How Foreign Leaders Play President Trump

By Walter Pincus

Pulitzer Prize Winning Journalist Walter Pincus is a contributing senior national security columnist for The Cipher Brief. He spent forty years at The Washington Post, writing on topics that ranged from nuclear weapons to politics. He is the author of Blown to Hell: America's Deadly Betrayal of the Marshall Islanders. Pincus won an Emmy in 1981 and was the recipient of the Arthur Ross Award from the American Academy for Diplomacy in 2010.  He was also a team member for a Pulitzer Prize in 2002 and the George Polk Award in 1978.  
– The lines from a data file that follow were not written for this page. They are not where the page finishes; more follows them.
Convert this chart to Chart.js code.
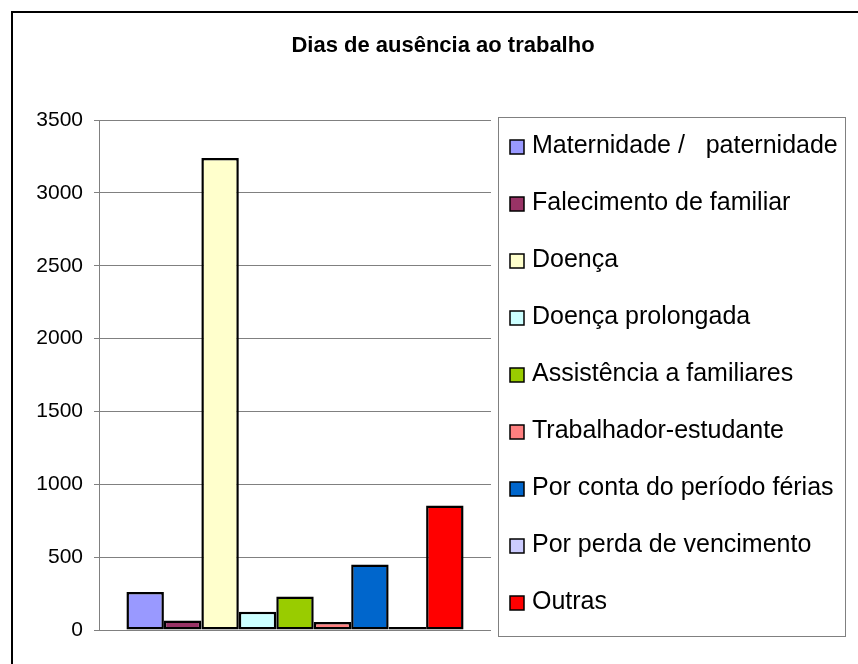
<!DOCTYPE html>
<html><head><meta charset="utf-8">
<script src="https://cdn.jsdelivr.net/npm/chart.js@4"></script>
<style>
html,body{margin:0;padding:0;background:#fff;overflow:hidden;}
#wrap{position:relative;width:858px;height:664px;overflow:hidden;}
#frame{position:absolute;left:11px;top:11px;width:900px;height:700px;border-left:2px solid #000;border-top:2px solid #000;}
canvas{position:absolute;left:0;top:0;}
</style></head><body>
<div id="wrap"><div id="frame"></div><canvas id="c" width="858" height="664"></canvas></div>
<script>
const chartTitle = 'Dias de ausência ao trabalho';
const categories = [''];
const seriesNames = [
  'Maternidade /   paternidade',
  'Falecimento de familiar',
  'Doença',
  'Doença prolongada',
  'Assistência a familiares',
  'Trabalhador-estudante',
  'Por conta do período férias',
  'Por perda de vencimento',
  'Outras'
];
const seriesValues = [260, 65, 3240, 125, 230, 55, 450, 20, 855];
const seriesColors = ['#9999FF', '#993366', '#FFFFCC', '#CCFFFF', '#99CC00', '#FF8080', '#0066CC', '#CCCCFF', '#FF0000'];
const yTickMin = 0, yTickMax = 3500, yTickStep = 500;

const FONT = "'Liberation Sans', Arial, sans-serif";

const boxLegend = {
  id: 'boxLegend',
  afterDraw(chart) {
    const ctx = chart.ctx;
    const ca = chart.chartArea;
    const L = ca.right + 7, T = ca.top - 3, R = 845, B = ca.bottom + 6;
    ctx.save();
    ctx.strokeStyle = '#808080';
    ctx.lineWidth = 1;
    ctx.strokeRect(Math.round(L) + 0.5, Math.round(T) + 0.5, Math.round(R - L), Math.round(B - T));
    const first = T + 30, step = 57;
    ctx.font = '25px ' + FONT;
    ctx.textBaseline = 'alphabetic';
    ctx.textAlign = 'left';
    chart.data.datasets.forEach((ds, i) => {
      const cy = first + i * step;
      const bx = L + 12, by = Math.round(cy - 7);
      ctx.fillStyle = ds.backgroundColor;
      ctx.fillRect(bx, by, 14, 14);
      ctx.strokeStyle = '#000';
      ctx.lineWidth = 1.5;
      ctx.strokeRect(bx, by, 14, 14);
      ctx.fillStyle = '#000';
      ctx.fillText(ds.label, L + 34, cy + 6);
    });
    ctx.restore();
  }
};

new Chart(document.getElementById('c'), {
  type: 'bar',
  data: {
    labels: categories,
    datasets: seriesNames.map((n, i) => ({
      label: n,
      data: [seriesValues[i]],
      backgroundColor: seriesColors[i],
      borderColor: '#000',
      borderWidth: 2.5,
      borderSkipped: false,
      categoryPercentage: 0.86,
      barPercentage: 1.0,
      yAxisID: 'y'
    }))
  },
  options: {
    responsive: false,
    animation: false,
    devicePixelRatio: 1,
    layout: { padding: { left: 28, right: 0, top: 33, bottom: 34 } },
    plugins: {
      legend: { display: false },
      tooltip: { enabled: false },
      title: {
        display: true,
        text: chartTitle,
        color: '#000',
        font: { family: FONT, size: 22, weight: 'bold' },
        padding: { top: 0, bottom: 60.6 }
      }
    },
    scales: {
      x: { display: false },
      y: {
        min: yTickMin, max: yTickMax,
        ticks: { stepSize: yTickStep, color: '#000', font: { family: FONT, size: 21 }, padding: 11,
                 callback: (v) => String(v) },
        grid: { color: '#808080', lineWidth: 1, tickLength: 5 },
        border: { color: '#808080', width: 1 },
        afterFit(s) { s.width = 71; }
      },
      yR: {
        position: 'right', display: true,
        grid: { display: false }, border: { display: false }, ticks: { display: false },
        afterFit(s) { s.width = 367; }
      }
    }
  },
  plugins: [boxLegend]
});
</script>
</body></html>
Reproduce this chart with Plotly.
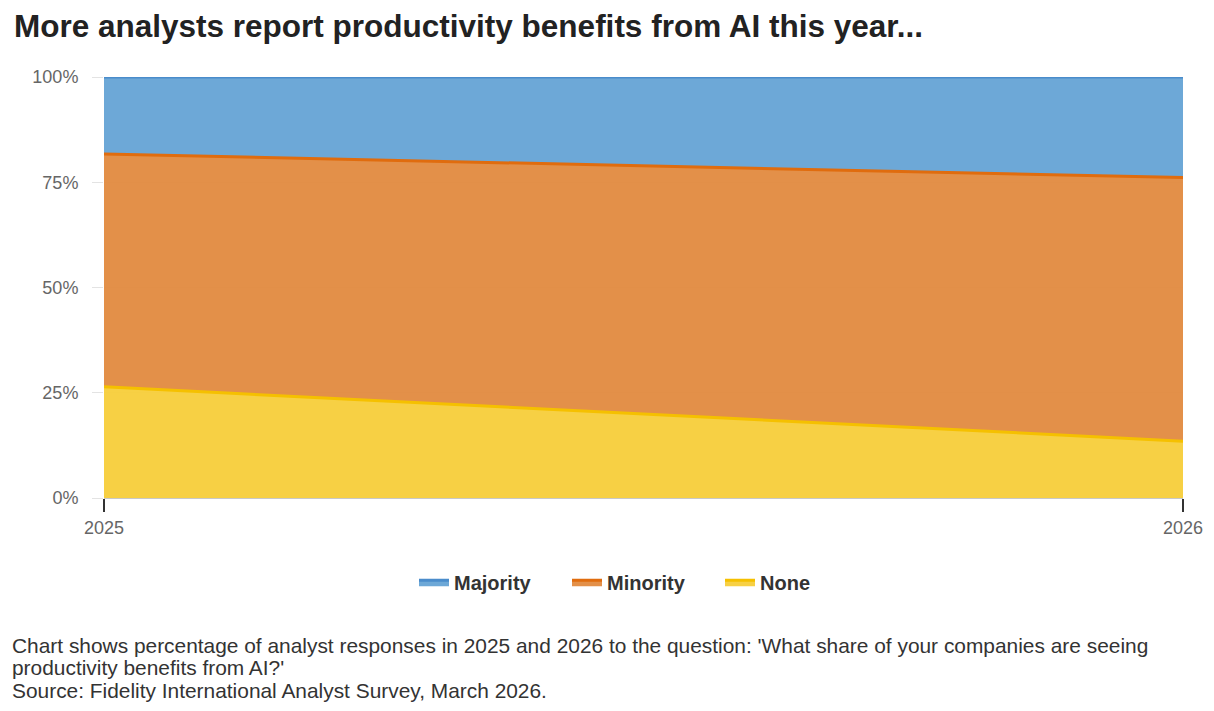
import plotly.graph_objects as go

# Survey answers (% of analysts)
years = [2025, 2026]
none_share = [26.4, 13.5]
minority_share = [55.3, 62.6]
majority_share = [18.3, 23.9]

y_ticks = [0, 25, 50, 75, 100]
y_labels = ["0%", "25%", "50%", "75%", "100%"]

footnote_lines = [
    "Chart shows percentage of analyst responses in 2025 and 2026 to the question: 'What share of your companies are seeing",
    "productivity benefits from AI?'",
    "Source: Fidelity International Analyst Survey, March 2026.",
]

series = [
    # (name, values, fill colour, line colour)
    ("None", none_share, "rgba(247,206,62,0.97)", "#f5c000"),
    ("Minority", minority_share, "rgba(226,140,67,0.97)", "#e06c0e"),
    ("Majority", majority_share, "rgba(106,166,214,0.98)", "#4a8ccb"),
]

fig = go.Figure()
for name, vals, fill, line in series:
    fig.add_trace(
        go.Scatter(
            x=years,
            y=vals,
            name=name,
            mode="lines",
            stackgroup="one",
            fillcolor=fill,
            line=dict(color=line, width=3),
            hovertemplate="%{y:.1f}%<extra>" + name + "</extra>",
        )
    )

# page has an 8px body margin, so size the figure to fit inside the window
W, H = 1198, 695

fig.update_layout(
    width=W,
    height=H,
    paper_bgcolor="white",
    plot_bgcolor="white",
    font=dict(family="Liberation Sans, Arial, sans-serif", color="#333333"),
    title=dict(
        text="<b>More analysts report productivity benefits from AI this year...</b>",
        x=6 / W,
        xanchor="left",
        y=1 - 18 / H,
        yanchor="middle",
        font=dict(size=31.5, color="#222222"),
    ),
    margin=dict(l=96, r=23, t=69, b=205),
    showlegend=True,
    legend=dict(
        orientation="h",
        traceorder="reversed",
        x=0.5,
        xanchor="center",
        y=-0.2,
        yanchor="middle",
        font=dict(size=20, color="#333333", weight="bold"),
        entrywidth=108,
    ),
    xaxis=dict(
        range=[2025, 2026],
        tickvals=years,
        ticktext=[str(y) for y in years],
        showgrid=False,
        showline=True,
        linecolor="#c8c8c8",
        linewidth=1,
        ticks="outside",
        ticklen=13,
        tickcolor="#333333",
        tickwidth=2,
        tickfont=dict(size=18, color="#666666"),
        zeroline=False,
        automargin=False,
    ),
    yaxis=dict(
        range=[0, 100],
        tickvals=y_ticks,
        ticktext=y_labels,
        showgrid=True,
        gridcolor="#e3e3e3",
        gridwidth=1,
        zeroline=False,
        tickfont=dict(size=18, color="#666666"),
        ticks="outside",
        ticklen=11,
        tickcolor="#e3e3e3",
        ticklabelstandoff=10,
        automargin=False,
    ),
)

# footnote lines, one annotation each so the line spacing stays tight
for i, line_text in enumerate(footnote_lines):
    fig.add_annotation(
        text=line_text,
        xref="paper",
        yref="paper",
        x=(10 - 104) / 1079,
        y=(498 - (645 + 22.5 * i)) / 421,
        xanchor="left",
        yanchor="middle",
        align="left",
        showarrow=False,
        font=dict(size=20.9, color="#333333"),
    )

fig.write_html("out.html")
OPINION — Donald Trump as president displays weakness toward those he envies as strong foreign leaders, while he acts like a bully toward leaders he considers less powerful than himself.  Those contrasting natures were on full display last Wednesday.

At the same time Trump was offering unwarranted concessions to Turkish President Recep Tayyip Erdogan, the House Intelligence Committee was hearing testimony that Trump’s designees were demanding that Ukraine’s new president, Volodymyr Zelensky pledge publicly to investigate the Democrats’ 2016 election activities and the Biden’s, Joe Biden of course, being his potential 2020 presidential opponent.